Picture this: A Tang Dynasty official steps out of his home wearing the wrong shade of purple, and by sunset he's stripped of his rank. A Ming Dynasty merchant's wife dares to wear silk embroidered with dragons, and imperial guards are at her door by morning. In imperial China, your wardrobe wasn't a personal choice — it was a legal document written in fabric, dye, and thread.
For over two millennia, Chinese clothing operated under a system so rigid that the width of your sleeve, the length of your robe, and even the number of pleats in your skirt were dictated by law. This wasn't vanity or bureaucratic overreach. Clothing was the visible architecture of Confucian social order, a daily reminder that everyone had their place, and stepping outside it — even in fashion — threatened the cosmic balance itself.

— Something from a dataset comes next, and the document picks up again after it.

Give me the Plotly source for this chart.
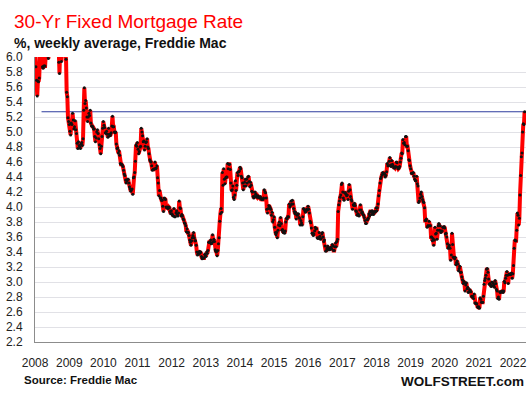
import pandas as pd
import plotly.graph_objects as go

# Weekly 30-yr fixed mortgage rate (%) (Freddie Mac PMMS)
year_starts = ["2008-01-03", "2009-01-08", "2010-01-07", "2011-01-06", "2012-01-05",
               "2013-01-03", "2014-01-02", "2015-01-08", "2016-01-07", "2017-01-05",
               "2018-01-04", "2019-01-03", "2020-01-02", "2021-01-07", "2022-01-06"]

r2008 = [6.07, 5.87, 5.69, 5.48, 5.68, 5.67, 5.72, 6.04, 6.24, 6.03, 6.13, 5.87, 5.85,
         5.88, 5.88, 5.88, 6.03, 6.06, 6.05, 6.01, 5.98, 6.08, 6.09, 6.32, 6.42, 6.45,
         6.35, 6.37, 6.26, 6.63, 6.52, 6.52, 6.58, 6.47, 6.40, 6.35, 5.93, 5.78, 6.09,
         6.10, 5.94, 6.46, 6.04, 6.10, 6.20, 6.14, 6.04, 5.97, 5.53, 5.47, 5.19, 5.14, 5.10]
r2009 = [5.01, 4.96, 5.12, 5.10, 5.25, 5.16, 5.04, 5.07, 5.15, 5.03, 4.98, 4.85, 4.78,
         4.87, 4.82, 4.80, 4.78, 4.84, 4.86, 4.82, 4.91, 5.29, 5.59, 5.38, 5.42, 5.32,
         5.20, 5.14, 5.20, 5.25, 5.22, 5.29, 5.12, 5.08, 5.08, 5.07, 5.04, 5.04, 4.94,
         4.87, 4.92, 5.00, 5.03, 4.98, 4.91, 4.83, 4.78, 4.71, 4.81, 4.94, 5.05, 5.14]
r2010 = [5.09, 5.06, 4.99, 4.98, 5.01, 4.97, 4.93, 5.05, 4.97, 4.95, 4.96, 4.99, 5.08,
         5.21, 5.07, 5.07, 5.00, 4.99, 5.00, 4.84, 4.78, 4.79, 4.72, 4.75, 4.69, 4.58,
         4.57, 4.57, 4.56, 4.54, 4.49, 4.44, 4.42, 4.36, 4.32, 4.35, 4.37, 4.37, 4.32,
         4.27, 4.24, 4.21, 4.23, 4.24, 4.17, 4.39, 4.40, 4.46, 4.61, 4.83, 4.81, 4.86]
r2011 = [4.77, 4.71, 4.74, 4.80, 4.81, 5.05, 5.00, 4.95, 4.87, 4.88, 4.76, 4.81, 4.86,
         4.87, 4.91, 4.80, 4.78, 4.71, 4.63, 4.61, 4.60, 4.55, 4.49, 4.50, 4.50, 4.51,
         4.60, 4.51, 4.52, 4.55, 4.39, 4.32, 4.15, 4.22, 4.12, 4.12, 4.09, 4.09, 4.01,
         3.94, 4.12, 4.11, 4.10, 4.00, 3.99, 4.00, 3.98, 4.00, 3.99, 3.94, 3.91, 3.95]
r2012 = [3.91, 3.89, 3.88, 3.98, 3.87, 3.87, 3.92, 3.95, 3.90, 3.88, 3.92, 4.08, 3.99,
         3.98, 3.88, 3.90, 3.88, 3.84, 3.83, 3.79, 3.78, 3.75, 3.67, 3.71, 3.66, 3.66,
         3.62, 3.56, 3.53, 3.49, 3.55, 3.59, 3.62, 3.66, 3.59, 3.55, 3.55, 3.49, 3.40,
         3.36, 3.39, 3.37, 3.41, 3.39, 3.40, 3.34, 3.31, 3.32, 3.32, 3.32, 3.37, 3.35]
r2013 = [3.34, 3.40, 3.38, 3.42, 3.53, 3.53, 3.53, 3.56, 3.51, 3.52, 3.63, 3.54, 3.57,
         3.54, 3.43, 3.41, 3.40, 3.35, 3.42, 3.51, 3.59, 3.81, 3.91, 3.98, 3.93, 4.46,
         4.29, 4.51, 4.37, 4.31, 4.39, 4.40, 4.40, 4.58, 4.51, 4.57, 4.57, 4.50, 4.32,
         4.22, 4.23, 4.28, 4.13, 4.10, 4.16, 4.35, 4.22, 4.29, 4.46, 4.42, 4.47, 4.48]
r2014 = [4.53, 4.51, 4.41, 4.39, 4.32, 4.23, 4.28, 4.33, 4.37, 4.28, 4.37, 4.32, 4.40,
         4.41, 4.34, 4.27, 4.33, 4.29, 4.21, 4.20, 4.14, 4.12, 4.14, 4.20, 4.17, 4.14,
         4.13, 4.15, 4.13, 4.13, 4.12, 4.14, 4.12, 4.10, 4.10, 4.10, 4.12, 4.23, 4.20,
         4.19, 4.12, 3.97, 3.92, 3.98, 4.02, 4.01, 3.99, 3.97, 3.89, 3.93, 3.80, 3.83, 3.87]
r2015 = [3.73, 3.66, 3.63, 3.66, 3.59, 3.69, 3.76, 3.80, 3.75, 3.86, 3.78, 3.69, 3.70,
         3.66, 3.67, 3.65, 3.68, 3.80, 3.85, 3.84, 3.87, 3.87, 4.04, 4.00, 4.02, 4.08,
         4.04, 4.09, 4.04, 3.98, 3.94, 3.91, 3.93, 3.84, 3.89, 3.90, 3.91, 3.86, 3.85,
         3.76, 3.82, 3.79, 3.76, 3.87, 3.98, 3.97, 3.95, 3.93, 3.95, 3.97, 3.96, 4.01]
r2016 = [3.97, 3.92, 3.81, 3.79, 3.72, 3.65, 3.65, 3.62, 3.64, 3.68, 3.73, 3.71, 3.71,
         3.59, 3.58, 3.59, 3.66, 3.61, 3.57, 3.58, 3.64, 3.66, 3.60, 3.54, 3.56, 3.48,
         3.41, 3.42, 3.45, 3.48, 3.43, 3.45, 3.43, 3.46, 3.46, 3.44, 3.50, 3.48, 3.42,
         3.42, 3.47, 3.52, 3.47, 3.54, 3.57, 3.94, 4.03, 4.08, 4.13, 4.16, 4.30, 4.32]
r2017 = [4.20, 4.12, 4.09, 4.19, 4.19, 4.17, 4.15, 4.16, 4.10, 4.21, 4.30, 4.23, 4.14,
         4.10, 4.08, 3.97, 4.03, 4.02, 4.05, 4.02, 3.95, 3.94, 3.89, 3.91, 3.90, 3.88,
         3.96, 4.03, 3.96, 3.92, 3.93, 3.90, 3.89, 3.86, 3.82, 3.78, 3.78, 3.83, 3.83,
         3.85, 3.91, 3.88, 3.94, 3.94, 3.90, 3.95, 3.92, 3.90, 3.94, 3.93, 3.94, 3.99]
r2018 = [3.95, 3.99, 4.04, 4.15, 4.22, 4.32, 4.38, 4.40, 4.43, 4.46, 4.44, 4.45, 4.44,
         4.40, 4.42, 4.47, 4.58, 4.55, 4.55, 4.61, 4.66, 4.56, 4.54, 4.62, 4.57, 4.55,
         4.52, 4.53, 4.52, 4.54, 4.60, 4.59, 4.53, 4.51, 4.52, 4.54, 4.60, 4.65, 4.72,
         4.71, 4.90, 4.85, 4.86, 4.83, 4.94, 4.94, 4.81, 4.81, 4.75, 4.63, 4.62, 4.55]
r2019 = [4.51, 4.45, 4.45, 4.45, 4.46, 4.41, 4.37, 4.35, 4.35, 4.41, 4.31, 4.28, 4.06,
         4.08, 4.12, 4.17, 4.20, 4.14, 4.10, 4.07, 4.06, 3.99, 3.82, 3.82, 3.84, 3.73,
         3.75, 3.75, 3.81, 3.75, 3.75, 3.60, 3.60, 3.55, 3.58, 3.49, 3.56, 3.73, 3.64,
         3.65, 3.57, 3.69, 3.75, 3.78, 3.69, 3.75, 3.66, 3.68, 3.68, 3.73, 3.73, 3.74]
r2020 = [3.72, 3.64, 3.65, 3.60, 3.51, 3.45, 3.47, 3.49, 3.45, 3.29, 3.36, 3.65, 3.50,
         3.33, 3.33, 3.31, 3.33, 3.23, 3.26, 3.28, 3.24, 3.15, 3.18, 3.21, 3.13, 3.13,
         3.07, 3.03, 2.98, 3.01, 2.99, 2.88, 2.96, 2.99, 2.91, 2.93, 2.86, 2.87, 2.90,
         2.88, 2.87, 2.81, 2.80, 2.81, 2.78, 2.84, 2.72, 2.72, 2.71, 2.71, 2.67, 2.66, 2.67]
r2021 = [2.65, 2.79, 2.77, 2.73, 2.73, 2.73, 2.81, 2.97, 3.02, 3.05, 3.09, 3.17, 3.18,
         3.13, 3.04, 2.97, 2.98, 2.96, 2.94, 3.00, 2.95, 2.99, 2.96, 2.93, 3.02, 2.98,
         2.90, 2.88, 2.78, 2.80, 2.77, 2.87, 2.86, 2.87, 2.87, 2.88, 2.86, 2.88, 3.01,
         2.99, 3.05, 3.09, 3.14, 3.09, 2.98, 3.10, 3.10, 3.11, 3.10, 3.12, 3.05, 3.11]
r2022 = [3.22, 3.45, 3.56, 3.55, 3.55, 3.69, 3.92, 3.89, 3.76, 3.85, 4.16, 4.42, 4.67,
         4.72, 5.00, 5.11, 5.10, 5.27]

yearly_rates = [r2008, r2009, r2010, r2011, r2012, r2013, r2014, r2015, r2016,
                r2017, r2018, r2019, r2020, r2021, r2022]

tick_years = list(range(2008, 2023))
latest_level = 5.27
latest_line_start = "2008-03-10"

dates, rates = [], []
for start, vals in zip(year_starts, yearly_rates):
    dates += list(pd.date_range(start, periods=len(vals), freq="7D"))
    rates += vals

fig = go.Figure()
fig.add_trace(go.Scatter(
    x=[pd.Timestamp(latest_line_start), dates[-1]], y=[latest_level, latest_level],
    mode="lines", line=dict(color="#2E3D9E", width=1.2), hoverinfo="skip",
    showlegend=False))
fig.add_trace(go.Scatter(
    x=dates, y=rates, mode="lines+markers",
    line=dict(color="#FF0000", width=4),
    marker=dict(color="#111111", size=3),
    showlegend=False))

fig.update_layout(
    width=530, height=397,
    margin=dict(l=35, r=4, t=57, b=55),
    paper_bgcolor="white", plot_bgcolor="white",
    font=dict(family="Liberation Sans, Arial, sans-serif", color="#333333"),
    xaxis=dict(
        range=["2007-12-31", "2022-05-20"],
        tickvals=[f"{y}-01-01" for y in tick_years],
        ticktext=[str(y) for y in tick_years],
        showgrid=False, zeroline=False,
        showline=True, linecolor="#8C8C8C", linewidth=1,
        ticks="", ticklabelstandoff=10,
        tickfont=dict(size=12, color="#222222"),
    ),
    yaxis=dict(
        range=[2.2, 6.0], dtick=0.2, tick0=2.2, tickformat=".1f",
        showgrid=True, gridcolor="#E1E1E6", gridwidth=1,
        zeroline=False, showline=True, linecolor="#8C8C8C", linewidth=1,
        ticks="", ticklabelstandoff=9,
        tickfont=dict(size=12, color="#222222"),
    ),
    annotations=[
        dict(text="30-Yr Fixed Mortgage Rate", xref="paper", yref="paper",
             x=-0.047, y=1.0, xanchor="left", yanchor="bottom", yshift=23,
             showarrow=False, font=dict(size=19, color="#FF0000")),
        dict(text="<b>%, weekly average, Freddie Mac</b>", xref="paper", yref="paper",
             x=-0.047, y=1.0, xanchor="left", yanchor="bottom", yshift=4,
             showarrow=False, font=dict(size=14, color="#111111")),
        dict(text="<b>Source: Freddie Mac</b>", xref="paper", yref="paper",
             x=-0.026, y=0, xanchor="left", yanchor="top", yshift=-30,
             showarrow=False, font=dict(size=11.5, color="#111111")),
        dict(text="<b>WOLFSTREET.com</b>", xref="paper", yref="paper",
             x=1.0, y=0, xanchor="right", yanchor="top", yshift=-30,
             showarrow=False, font=dict(size=13.5, color="#111111")),
    ],
)

fig.write_html("out.html", config={"displayModeBar": False},
               post_script="document.body.style.margin='0';document.body.style.padding='0';")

The Han Dynasty Blueprint: When Hanfu Was Born
The term 汉服 (hànfú, "Han clothing") gets thrown around today as if it describes one unified style, but that's misleading. What we call hanfu is actually a 400-year evolution during the Han Dynasty (206 BCE – 220 CE) that established the basic template: crossed collars that wrapped right over left, wide sleeves, a sash at the waist, and flowing robes that concealed the body's shape.
The signature garment was the 深衣 (shēnyī, "deep robe") — a one-piece outfit where the top and bottom were sewn together, symbolizing the unity of heaven and earth. Confucian scholars loved this garment because its construction embodied philosophical principles: the round collar represented heaven, the square hem represented earth, and the straight seam down the back represented the upright moral character of the wearer. You weren't just getting dressed — you were putting on a cosmological diagram.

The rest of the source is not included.